#### [Task details]
Below are entries. Give back exactly the lines from the one containing "What React, TypeScript" through the one containing "const ref = useRef<HTMLDivElement>(null);", inclusive, without the pictures.

#### [Entries]
★ ★ ★

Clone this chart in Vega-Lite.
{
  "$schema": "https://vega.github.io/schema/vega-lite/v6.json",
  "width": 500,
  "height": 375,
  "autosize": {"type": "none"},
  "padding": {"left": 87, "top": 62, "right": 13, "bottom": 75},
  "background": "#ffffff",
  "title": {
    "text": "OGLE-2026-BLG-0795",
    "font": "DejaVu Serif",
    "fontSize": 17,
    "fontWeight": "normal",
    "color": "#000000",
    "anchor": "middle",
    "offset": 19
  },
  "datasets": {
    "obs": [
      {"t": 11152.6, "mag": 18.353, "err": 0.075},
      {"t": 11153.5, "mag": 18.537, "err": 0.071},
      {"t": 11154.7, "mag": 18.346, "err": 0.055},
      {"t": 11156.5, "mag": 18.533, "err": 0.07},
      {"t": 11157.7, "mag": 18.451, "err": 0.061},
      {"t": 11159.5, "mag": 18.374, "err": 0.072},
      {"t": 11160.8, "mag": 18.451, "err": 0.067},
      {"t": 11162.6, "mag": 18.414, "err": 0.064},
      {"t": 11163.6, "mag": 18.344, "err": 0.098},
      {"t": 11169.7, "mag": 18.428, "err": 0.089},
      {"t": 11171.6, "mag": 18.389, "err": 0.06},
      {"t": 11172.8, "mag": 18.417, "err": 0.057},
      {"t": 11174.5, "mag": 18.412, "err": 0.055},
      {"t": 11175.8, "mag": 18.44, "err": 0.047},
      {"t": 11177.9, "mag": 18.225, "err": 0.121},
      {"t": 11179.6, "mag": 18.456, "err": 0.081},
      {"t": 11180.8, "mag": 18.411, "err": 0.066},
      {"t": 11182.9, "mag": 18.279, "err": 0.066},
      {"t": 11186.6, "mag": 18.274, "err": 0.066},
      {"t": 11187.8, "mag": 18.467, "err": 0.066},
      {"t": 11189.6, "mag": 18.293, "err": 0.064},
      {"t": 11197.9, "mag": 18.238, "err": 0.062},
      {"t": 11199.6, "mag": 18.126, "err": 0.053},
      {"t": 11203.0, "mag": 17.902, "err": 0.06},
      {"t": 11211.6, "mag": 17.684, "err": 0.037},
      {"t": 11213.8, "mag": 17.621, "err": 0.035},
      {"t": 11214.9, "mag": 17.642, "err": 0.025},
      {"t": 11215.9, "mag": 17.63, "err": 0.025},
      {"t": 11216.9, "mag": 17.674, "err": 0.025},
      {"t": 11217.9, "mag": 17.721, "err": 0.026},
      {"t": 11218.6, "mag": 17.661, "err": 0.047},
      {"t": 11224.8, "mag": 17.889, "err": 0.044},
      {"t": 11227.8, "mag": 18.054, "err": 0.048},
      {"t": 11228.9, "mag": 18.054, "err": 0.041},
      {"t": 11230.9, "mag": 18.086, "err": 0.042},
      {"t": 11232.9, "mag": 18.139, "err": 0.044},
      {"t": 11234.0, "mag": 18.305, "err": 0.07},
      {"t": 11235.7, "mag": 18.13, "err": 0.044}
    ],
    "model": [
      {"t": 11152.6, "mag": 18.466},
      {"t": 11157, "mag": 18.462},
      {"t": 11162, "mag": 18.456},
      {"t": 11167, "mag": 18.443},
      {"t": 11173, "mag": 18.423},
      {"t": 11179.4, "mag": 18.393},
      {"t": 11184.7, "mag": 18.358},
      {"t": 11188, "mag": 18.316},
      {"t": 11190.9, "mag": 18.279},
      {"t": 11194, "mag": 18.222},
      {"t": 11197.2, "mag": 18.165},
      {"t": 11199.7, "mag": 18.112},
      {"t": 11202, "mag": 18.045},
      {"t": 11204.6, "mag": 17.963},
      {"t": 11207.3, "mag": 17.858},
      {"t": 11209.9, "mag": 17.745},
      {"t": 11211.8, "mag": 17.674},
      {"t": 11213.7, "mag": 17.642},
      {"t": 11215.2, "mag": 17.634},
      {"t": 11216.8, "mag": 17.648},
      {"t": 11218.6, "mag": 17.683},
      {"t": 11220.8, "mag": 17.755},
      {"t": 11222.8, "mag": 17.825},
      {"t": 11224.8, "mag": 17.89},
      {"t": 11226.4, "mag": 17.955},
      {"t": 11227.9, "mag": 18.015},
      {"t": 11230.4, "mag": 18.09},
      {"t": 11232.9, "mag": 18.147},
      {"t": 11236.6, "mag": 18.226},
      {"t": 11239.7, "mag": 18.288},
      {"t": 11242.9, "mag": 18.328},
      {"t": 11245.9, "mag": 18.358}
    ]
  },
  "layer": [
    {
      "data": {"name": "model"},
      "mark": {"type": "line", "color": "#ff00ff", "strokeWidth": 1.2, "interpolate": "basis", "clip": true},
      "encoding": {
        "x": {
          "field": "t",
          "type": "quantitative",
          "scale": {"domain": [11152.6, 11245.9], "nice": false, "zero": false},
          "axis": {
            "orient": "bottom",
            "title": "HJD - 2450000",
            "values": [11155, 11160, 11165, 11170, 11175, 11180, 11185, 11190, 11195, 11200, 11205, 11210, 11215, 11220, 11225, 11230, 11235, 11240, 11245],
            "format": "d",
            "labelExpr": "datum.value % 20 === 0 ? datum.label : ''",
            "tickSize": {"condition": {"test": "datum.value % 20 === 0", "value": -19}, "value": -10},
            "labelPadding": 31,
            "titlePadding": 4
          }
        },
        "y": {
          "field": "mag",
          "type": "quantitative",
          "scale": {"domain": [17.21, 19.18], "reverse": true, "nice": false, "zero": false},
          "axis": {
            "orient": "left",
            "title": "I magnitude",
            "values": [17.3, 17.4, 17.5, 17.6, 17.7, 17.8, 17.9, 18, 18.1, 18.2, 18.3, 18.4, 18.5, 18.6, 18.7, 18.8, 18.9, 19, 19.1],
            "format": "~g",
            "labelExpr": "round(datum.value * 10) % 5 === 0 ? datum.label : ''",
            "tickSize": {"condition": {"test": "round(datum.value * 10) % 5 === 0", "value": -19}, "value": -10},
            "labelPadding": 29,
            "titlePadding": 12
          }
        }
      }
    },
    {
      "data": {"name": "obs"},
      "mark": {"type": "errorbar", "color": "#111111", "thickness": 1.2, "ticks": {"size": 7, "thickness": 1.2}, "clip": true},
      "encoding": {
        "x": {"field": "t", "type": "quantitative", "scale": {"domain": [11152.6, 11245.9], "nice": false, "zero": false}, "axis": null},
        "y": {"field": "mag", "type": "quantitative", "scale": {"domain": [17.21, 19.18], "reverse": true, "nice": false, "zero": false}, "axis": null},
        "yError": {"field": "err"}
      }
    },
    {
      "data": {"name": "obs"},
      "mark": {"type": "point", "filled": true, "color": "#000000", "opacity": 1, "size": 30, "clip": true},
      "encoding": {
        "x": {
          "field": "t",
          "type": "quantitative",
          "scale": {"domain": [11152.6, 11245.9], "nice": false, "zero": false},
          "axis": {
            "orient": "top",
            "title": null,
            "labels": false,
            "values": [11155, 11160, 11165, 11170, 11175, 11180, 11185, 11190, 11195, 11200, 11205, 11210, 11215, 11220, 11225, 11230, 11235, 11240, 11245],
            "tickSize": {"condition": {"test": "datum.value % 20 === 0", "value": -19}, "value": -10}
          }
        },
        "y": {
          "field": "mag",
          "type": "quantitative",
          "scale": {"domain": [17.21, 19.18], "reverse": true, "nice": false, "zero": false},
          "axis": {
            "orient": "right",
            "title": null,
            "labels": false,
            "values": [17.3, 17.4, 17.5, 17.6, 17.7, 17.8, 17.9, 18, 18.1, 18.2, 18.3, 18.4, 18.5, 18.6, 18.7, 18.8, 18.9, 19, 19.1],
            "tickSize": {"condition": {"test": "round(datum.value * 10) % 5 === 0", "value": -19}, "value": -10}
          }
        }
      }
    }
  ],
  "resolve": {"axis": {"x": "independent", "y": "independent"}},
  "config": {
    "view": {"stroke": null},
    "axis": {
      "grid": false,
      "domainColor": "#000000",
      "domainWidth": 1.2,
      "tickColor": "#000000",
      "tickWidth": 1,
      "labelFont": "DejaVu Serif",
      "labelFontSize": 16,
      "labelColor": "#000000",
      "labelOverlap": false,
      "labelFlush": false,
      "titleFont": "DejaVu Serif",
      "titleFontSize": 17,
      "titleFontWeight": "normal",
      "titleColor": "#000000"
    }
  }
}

★ ★ ★

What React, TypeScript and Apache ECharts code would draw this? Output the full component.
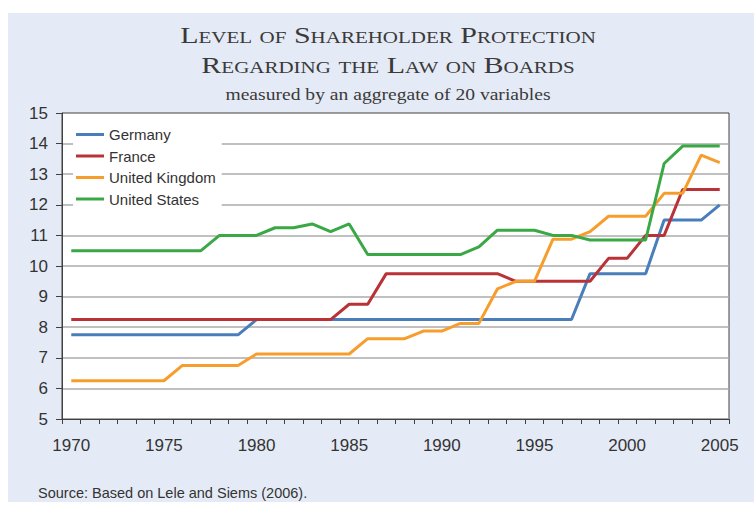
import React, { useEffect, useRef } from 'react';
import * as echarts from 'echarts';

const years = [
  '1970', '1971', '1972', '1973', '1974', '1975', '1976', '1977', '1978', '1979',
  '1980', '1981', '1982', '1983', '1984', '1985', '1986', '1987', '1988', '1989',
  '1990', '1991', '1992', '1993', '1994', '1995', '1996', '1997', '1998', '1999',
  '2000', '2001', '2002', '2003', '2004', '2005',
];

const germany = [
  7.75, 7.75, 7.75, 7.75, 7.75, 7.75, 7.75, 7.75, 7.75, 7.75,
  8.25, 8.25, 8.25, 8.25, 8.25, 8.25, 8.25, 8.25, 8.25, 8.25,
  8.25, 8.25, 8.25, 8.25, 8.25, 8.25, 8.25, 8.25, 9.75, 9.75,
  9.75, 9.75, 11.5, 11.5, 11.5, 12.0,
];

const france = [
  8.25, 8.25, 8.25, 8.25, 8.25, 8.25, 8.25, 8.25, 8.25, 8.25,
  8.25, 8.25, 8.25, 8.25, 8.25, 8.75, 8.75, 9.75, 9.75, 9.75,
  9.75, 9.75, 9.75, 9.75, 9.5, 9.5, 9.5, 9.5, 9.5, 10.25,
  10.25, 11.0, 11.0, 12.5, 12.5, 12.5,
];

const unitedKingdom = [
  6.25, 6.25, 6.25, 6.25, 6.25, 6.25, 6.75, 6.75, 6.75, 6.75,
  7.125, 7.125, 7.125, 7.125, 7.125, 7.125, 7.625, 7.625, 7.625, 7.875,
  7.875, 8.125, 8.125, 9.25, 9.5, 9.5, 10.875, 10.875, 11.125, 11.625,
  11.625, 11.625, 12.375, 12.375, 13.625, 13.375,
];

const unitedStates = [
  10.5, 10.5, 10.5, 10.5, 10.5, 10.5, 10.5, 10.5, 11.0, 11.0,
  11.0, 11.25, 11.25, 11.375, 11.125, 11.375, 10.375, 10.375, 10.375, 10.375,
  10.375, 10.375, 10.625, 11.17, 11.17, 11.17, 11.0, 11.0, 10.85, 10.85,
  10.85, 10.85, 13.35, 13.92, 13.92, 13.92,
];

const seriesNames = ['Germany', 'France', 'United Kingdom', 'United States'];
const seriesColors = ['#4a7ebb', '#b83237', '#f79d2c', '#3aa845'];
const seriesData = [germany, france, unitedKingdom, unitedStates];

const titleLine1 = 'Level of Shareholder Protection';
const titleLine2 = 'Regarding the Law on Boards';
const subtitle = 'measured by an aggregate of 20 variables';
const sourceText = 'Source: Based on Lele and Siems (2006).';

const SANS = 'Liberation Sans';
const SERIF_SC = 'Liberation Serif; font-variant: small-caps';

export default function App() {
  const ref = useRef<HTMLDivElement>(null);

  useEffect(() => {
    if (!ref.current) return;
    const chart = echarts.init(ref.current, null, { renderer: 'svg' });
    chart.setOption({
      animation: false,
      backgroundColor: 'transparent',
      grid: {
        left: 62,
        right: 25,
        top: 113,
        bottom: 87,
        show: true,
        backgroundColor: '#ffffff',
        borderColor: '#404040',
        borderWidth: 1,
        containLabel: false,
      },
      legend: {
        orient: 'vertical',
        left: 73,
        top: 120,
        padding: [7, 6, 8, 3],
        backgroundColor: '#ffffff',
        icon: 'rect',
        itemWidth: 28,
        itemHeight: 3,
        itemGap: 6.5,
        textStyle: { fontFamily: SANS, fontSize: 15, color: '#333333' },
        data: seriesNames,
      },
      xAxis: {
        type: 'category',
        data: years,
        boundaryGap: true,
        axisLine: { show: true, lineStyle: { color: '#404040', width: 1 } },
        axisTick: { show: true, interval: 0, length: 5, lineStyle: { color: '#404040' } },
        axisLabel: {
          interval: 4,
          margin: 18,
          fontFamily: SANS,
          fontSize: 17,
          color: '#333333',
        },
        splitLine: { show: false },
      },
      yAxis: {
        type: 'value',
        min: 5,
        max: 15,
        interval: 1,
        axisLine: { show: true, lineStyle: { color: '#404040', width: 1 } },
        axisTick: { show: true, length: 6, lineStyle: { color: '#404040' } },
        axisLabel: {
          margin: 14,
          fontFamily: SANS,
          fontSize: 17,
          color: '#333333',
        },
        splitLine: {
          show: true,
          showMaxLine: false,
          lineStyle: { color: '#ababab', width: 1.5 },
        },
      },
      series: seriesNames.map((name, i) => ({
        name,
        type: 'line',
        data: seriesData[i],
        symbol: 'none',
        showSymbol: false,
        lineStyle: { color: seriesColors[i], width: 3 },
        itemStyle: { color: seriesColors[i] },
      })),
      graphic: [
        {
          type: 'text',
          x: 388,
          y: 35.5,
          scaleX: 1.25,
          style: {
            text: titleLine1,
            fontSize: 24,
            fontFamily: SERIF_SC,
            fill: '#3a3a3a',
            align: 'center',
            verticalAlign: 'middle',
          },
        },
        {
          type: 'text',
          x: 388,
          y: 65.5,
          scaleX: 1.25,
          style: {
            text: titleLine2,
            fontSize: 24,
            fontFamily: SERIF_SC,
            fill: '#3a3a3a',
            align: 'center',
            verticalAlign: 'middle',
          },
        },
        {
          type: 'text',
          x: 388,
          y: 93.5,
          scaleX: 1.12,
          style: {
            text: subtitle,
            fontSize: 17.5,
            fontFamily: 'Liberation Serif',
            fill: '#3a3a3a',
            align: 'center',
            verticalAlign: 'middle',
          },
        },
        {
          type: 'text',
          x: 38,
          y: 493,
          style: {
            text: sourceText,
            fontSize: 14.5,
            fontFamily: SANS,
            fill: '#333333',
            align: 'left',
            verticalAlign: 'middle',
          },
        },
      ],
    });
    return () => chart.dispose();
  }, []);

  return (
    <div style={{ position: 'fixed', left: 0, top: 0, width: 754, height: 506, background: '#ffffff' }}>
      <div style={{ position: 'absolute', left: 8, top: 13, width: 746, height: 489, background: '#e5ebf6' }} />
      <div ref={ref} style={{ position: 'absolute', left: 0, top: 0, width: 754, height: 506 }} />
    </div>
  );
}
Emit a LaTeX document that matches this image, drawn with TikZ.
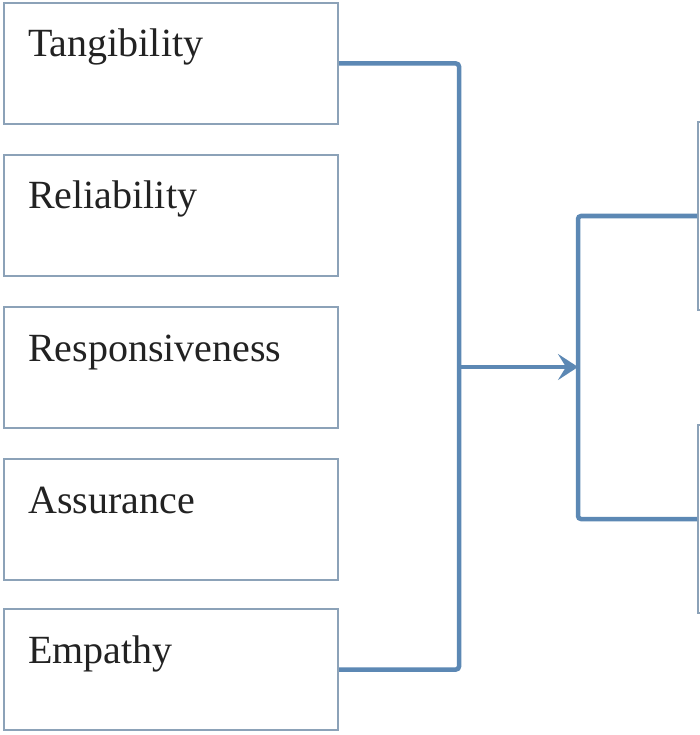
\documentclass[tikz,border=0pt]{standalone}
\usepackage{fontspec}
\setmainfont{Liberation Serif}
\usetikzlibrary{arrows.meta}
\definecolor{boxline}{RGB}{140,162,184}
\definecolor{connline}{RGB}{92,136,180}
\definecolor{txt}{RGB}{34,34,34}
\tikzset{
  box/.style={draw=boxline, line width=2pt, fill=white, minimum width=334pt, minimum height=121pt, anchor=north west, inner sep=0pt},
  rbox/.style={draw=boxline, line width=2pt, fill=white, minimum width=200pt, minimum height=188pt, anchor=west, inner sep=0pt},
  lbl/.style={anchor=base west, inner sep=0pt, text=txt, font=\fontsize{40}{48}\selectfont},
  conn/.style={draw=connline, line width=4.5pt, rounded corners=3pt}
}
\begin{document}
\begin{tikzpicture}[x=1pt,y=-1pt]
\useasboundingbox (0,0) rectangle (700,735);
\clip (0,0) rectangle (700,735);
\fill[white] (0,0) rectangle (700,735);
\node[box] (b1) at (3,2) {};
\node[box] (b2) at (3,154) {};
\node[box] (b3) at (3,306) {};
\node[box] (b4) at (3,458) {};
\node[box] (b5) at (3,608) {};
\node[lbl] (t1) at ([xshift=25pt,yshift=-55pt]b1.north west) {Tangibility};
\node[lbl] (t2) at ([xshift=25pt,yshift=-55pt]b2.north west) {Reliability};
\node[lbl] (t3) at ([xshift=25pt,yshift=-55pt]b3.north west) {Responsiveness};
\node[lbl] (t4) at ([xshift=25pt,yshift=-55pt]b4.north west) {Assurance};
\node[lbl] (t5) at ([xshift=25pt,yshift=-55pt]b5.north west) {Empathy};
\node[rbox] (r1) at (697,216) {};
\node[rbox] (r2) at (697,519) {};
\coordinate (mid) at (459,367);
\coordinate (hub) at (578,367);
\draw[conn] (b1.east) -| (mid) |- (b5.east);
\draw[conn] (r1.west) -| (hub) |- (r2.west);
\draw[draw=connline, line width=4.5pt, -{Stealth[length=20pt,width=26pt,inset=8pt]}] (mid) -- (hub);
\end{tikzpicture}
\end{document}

★ ★ ★

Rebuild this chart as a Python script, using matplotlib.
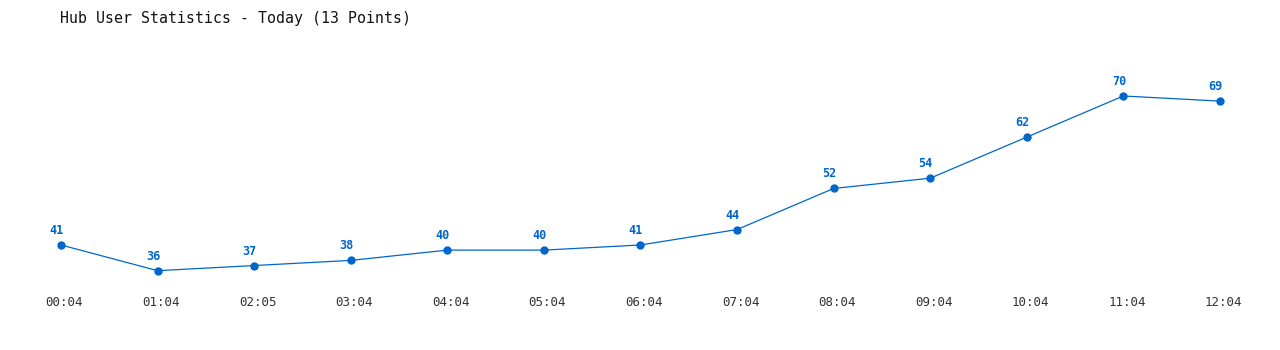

★ ★ ★

#### [Response to this exercise]
What React, TypeScript and Apache ECharts code would draw this? Output the full component.
import React, { useEffect, useRef } from 'react';
import * as echarts from 'echarts';

const years = [
  '1970', '1971', '1972', '1973', '1974', '1975', '1976', '1977', '1978', '1979',
  '1980', '1981', '1982', '1983', '1984', '1985', '1986', '1987', '1988', '1989',
  '1990', '1991', '1992', '1993', '1994', '1995', '1996', '1997', '1998', '1999',
  '2000', '2001', '2002', '2003', '2004', '2005',
];

const germany = [
  7.75, 7.75, 7.75, 7.75, 7.75, 7.75, 7.75, 7.75, 7.75, 7.75,
  8.25, 8.25, 8.25, 8.25, 8.25, 8.25, 8.25, 8.25, 8.25, 8.25,
  8.25, 8.25, 8.25, 8.25, 8.25, 8.25, 8.25, 8.25, 9.75, 9.75,
  9.75, 9.75, 11.5, 11.5, 11.5, 12.0,
];

const france = [
  8.25, 8.25, 8.25, 8.25, 8.25, 8.25, 8.25, 8.25, 8.25, 8.25,
  8.25, 8.25, 8.25, 8.25, 8.25, 8.75, 8.75, 9.75, 9.75, 9.75,
  9.75, 9.75, 9.75, 9.75, 9.5, 9.5, 9.5, 9.5, 9.5, 10.25,
  10.25, 11.0, 11.0, 12.5, 12.5, 12.5,
];

const unitedKingdom = [
  6.25, 6.25, 6.25, 6.25, 6.25, 6.25, 6.75, 6.75, 6.75, 6.75,
  7.125, 7.125, 7.125, 7.125, 7.125, 7.125, 7.625, 7.625, 7.625, 7.875,
  7.875, 8.125, 8.125, 9.25, 9.5, 9.5, 10.875, 10.875, 11.125, 11.625,
  11.625, 11.625, 12.375, 12.375, 13.625, 13.375,
];

const unitedStates = [
  10.5, 10.5, 10.5, 10.5, 10.5, 10.5, 10.5, 10.5, 11.0, 11.0,
  11.0, 11.25, 11.25, 11.375, 11.125, 11.375, 10.375, 10.375, 10.375, 10.375,
  10.375, 10.375, 10.625, 11.17, 11.17, 11.17, 11.0, 11.0, 10.85, 10.85,
  10.85, 10.85, 13.35, 13.92, 13.92, 13.92,
];

const seriesNames = ['Germany', 'France', 'United Kingdom', 'United States'];
const seriesColors = ['#4a7ebb', '#b83237', '#f79d2c', '#3aa845'];
const seriesData = [germany, france, unitedKingdom, unitedStates];

const titleLine1 = 'Level of Shareholder Protection';
const titleLine2 = 'Regarding the Law on Boards';
const subtitle = 'measured by an aggregate of 20 variables';
const sourceText = 'Source: Based on Lele and Siems (2006).';

const SANS = 'Liberation Sans';
const SERIF_SC = 'Liberation Serif; font-variant: small-caps';

export default function App() {
  const ref = useRef<HTMLDivElement>(null);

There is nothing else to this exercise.